### Problem requirements
Go through the data and copy every line exactly, but not the images.

****

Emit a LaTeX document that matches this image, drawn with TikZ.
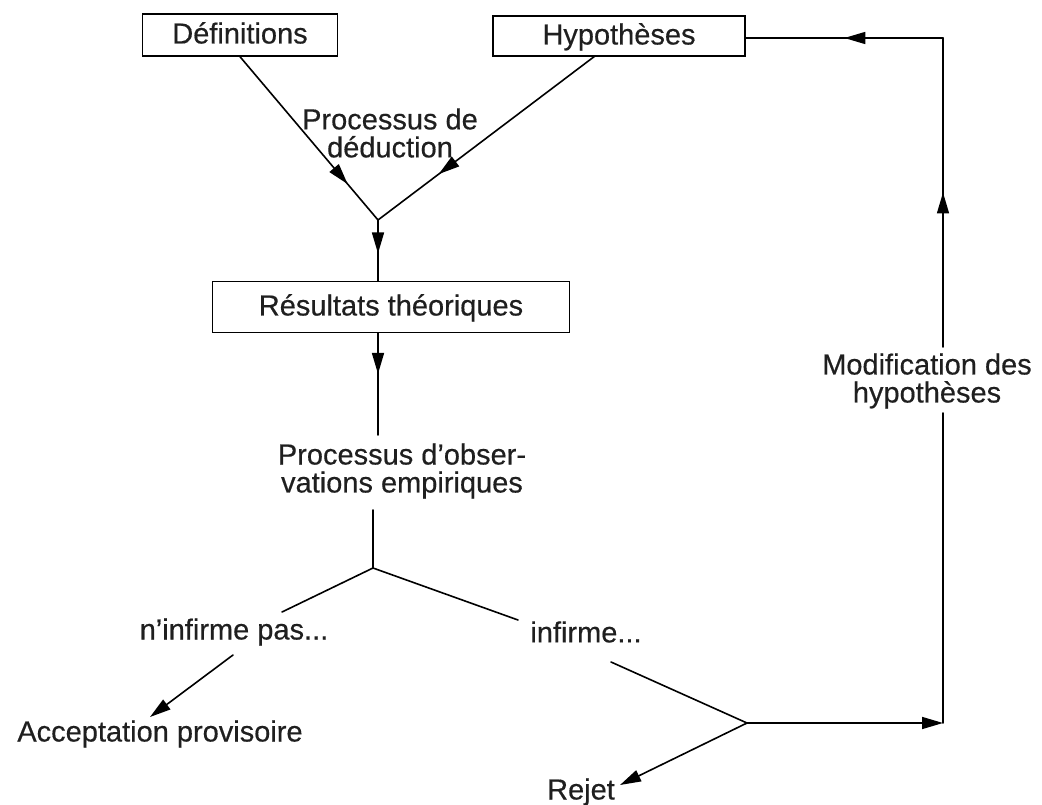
\documentclass[tikz,border=0pt]{standalone}
\usepackage{fontspec}
\setmainfont{Liberation Sans}[FakeBold=0.4]
\usetikzlibrary{arrows.meta,decorations.markings}
\begin{document}
\begin{tikzpicture}[x=1pt,y=-1pt,
  every node/.style={font=\fontsize{29}{28}\selectfont, text=black!88},
  box/.style={draw, line width=1.4pt, inner sep=0pt, text height=21pt, text depth=4pt},
  lbl/.style={inner sep=0pt, align=center},
  conn/.style={line width=1.6pt, line cap=round, line join=round},
  tipe/.style={-{Triangle[length=21pt,width=12pt]}},
  midarr/.style={postaction={decorate},decoration={markings,mark=at position #1 with {\arrow{Triangle[length=21pt,width=12pt]}}}}
]
\useasboundingbox (0,0) rectangle (1042,805);
\fill[white] (0,0) rectangle (1042,805);
% boxes and labels
\node[box,minimum width=195pt,minimum height=42pt] (def) at (240,35) {Définitions};
\node[box,minimum width=252pt,minimum height=40pt] (hyp) at (619,36) {Hypothèses};
\node[lbl] (ded) at (390,133) {Processus de\\déduction};
\node[box,minimum width=357pt,minimum height=51pt] (res) at (391,307) {Résultats théoriques};
\node[lbl] (obs) at (402,471) {Processus d'obser-\\vations empiriques};
\node[lbl] (nip) at (234,632) {n'infirme pas...};
\node[lbl] (inf) at (586,632) {infirme...};
\node[lbl] (acc) at (160,734) {Acceptation provisoire};
\node[lbl] (rejet) at (581,792) {Rejet};
\node[lbl] (modif) at (927,381) {Modification des\\hypothèses};
% coordinates
\coordinate (j1) at (378,220);
\coordinate (hs) at (595,56);
\coordinate (obsA) at (378,435);
\coordinate (obsB) at (373,510);
\coordinate (j2) at (373,568);
\coordinate (l1) at (282,612);
\coordinate (r1) at (518,620);
\coordinate (a1) at (233,655);
\coordinate (a2) at (150,717);
\coordinate (i1) at (611,662);
\coordinate (j3) at (747,723);
\coordinate (corner) at (943,723);
\coordinate (rj) at (620,785);
\coordinate (mbot) at (943,413);
\coordinate (mtop) at (943,347);
\coordinate (tr) at (943,38);
% connectors
\draw[conn,midarr=0.78] (def.south) -- (j1);
\draw[conn,midarr=0.72] (hs) -- (j1);
\draw[conn,midarr=0.55] (j1) -- (j1 |- res.north);
\draw[conn,midarr=0.40] (j1 |- res.south) -- (obsA);
\draw[conn] (obsB) -- (j2);
\draw[conn] (j2) -- (l1);
\draw[conn] (j2) -- (r1);
\draw[conn,tipe] (a1) -- (a2);
\draw[conn] (i1) -- (j3);
\draw[conn,tipe] (j3) -- (corner);
\draw[conn,tipe] (j3) -- (rj);
\draw[conn] (corner) -- (mbot);
\draw[conn,midarr=0.50] (mtop) -- (tr);
\draw[conn,midarr=0.50] (tr) -- (tr -| hyp.east);
\end{tikzpicture}
\end{document}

****

### Result below
Emit a LaTeX document that matches this image, drawn with TikZ.
\documentclass[tikz,border=0pt]{standalone}
\usepackage{fontspec}
\setmainfont{Liberation Sans}[FakeBold=0.4]
\usetikzlibrary{arrows.meta,decorations.markings}
\begin{document}
\begin{tikzpicture}[x=1pt,y=-1pt,
  every node/.style={font=\fontsize{29}{28}\selectfont, text=black!88},
  box/.style={draw, line width=1.4pt, inner sep=0pt, text height=21pt, text depth=4pt},
  lbl/.style={inner sep=0pt, align=center},
  conn/.style={line width=1.6pt, line cap=round, line join=round},
  tipe/.style={-{Triangle[length=21pt,width=12pt]}},
  midarr/.style={postaction={decorate},decoration={markings,mark=at position #1 with {\arrow{Triangle[length=21pt,width=12pt]}}}}
]
\useasboundingbox (0,0) rectangle (1042,805);
\fill[white] (0,0) rectangle (1042,805);
% boxes and labels
\node[box,minimum width=195pt,minimum height=42pt] (def) at (240,35) {Définitions};
\node[box,minimum width=252pt,minimum height=40pt] (hyp) at (619,36) {Hypothèses};
\node[lbl] (ded) at (390,133) {Processus de\\déduction};
\node[box,minimum width=357pt,minimum height=51pt] (res) at (391,307) {Résultats théoriques};
\node[lbl] (obs) at (402,471) {Processus d'obser-\\vations empiriques};
\node[lbl] (nip) at (234,632) {n'infirme pas...};
\node[lbl] (inf) at (586,632) {infirme...};
\node[lbl] (acc) at (160,734) {Acceptation provisoire};
\node[lbl] (rejet) at (581,792) {Rejet};
\node[lbl] (modif) at (927,381) {Modification des\\hypothèses};
% coordinates
\coordinate (j1) at (378,220);
\coordinate (hs) at (595,56);
\coordinate (obsA) at (378,435);
\coordinate (obsB) at (373,510);
\coordinate (j2) at (373,568);
\coordinate (l1) at (282,612);
\coordinate (r1) at (518,620);
\coordinate (a1) at (233,655);
\coordinate (a2) at (150,717);
\coordinate (i1) at (611,662);
\coordinate (j3) at (747,723);
\coordinate (corner) at (943,723);
\coordinate (rj) at (620,785);
\coordinate (mbot) at (943,413);
\coordinate (mtop) at (943,347);
\coordinate (tr) at (943,38);
% connectors
\draw[conn,midarr=0.78] (def.south) -- (j1);
\draw[conn,midarr=0.72] (hs) -- (j1);
\draw[conn,midarr=0.55] (j1) -- (j1 |- res.north);
\draw[conn,midarr=0.40] (j1 |- res.south) -- (obsA);
\draw[conn] (obsB) -- (j2);
\draw[conn] (j2) -- (l1);
\draw[conn] (j2) -- (r1);
\draw[conn,tipe] (a1) -- (a2);
\draw[conn] (i1) -- (j3);
\draw[conn,tipe] (j3) -- (corner);
\draw[conn,tipe] (j3) -- (rj);
\draw[conn] (corner) -- (mbot);
\draw[conn,midarr=0.50] (mtop) -- (tr);
\draw[conn,midarr=0.50] (tr) -- (tr -| hyp.east);
\end{tikzpicture}
\end{document}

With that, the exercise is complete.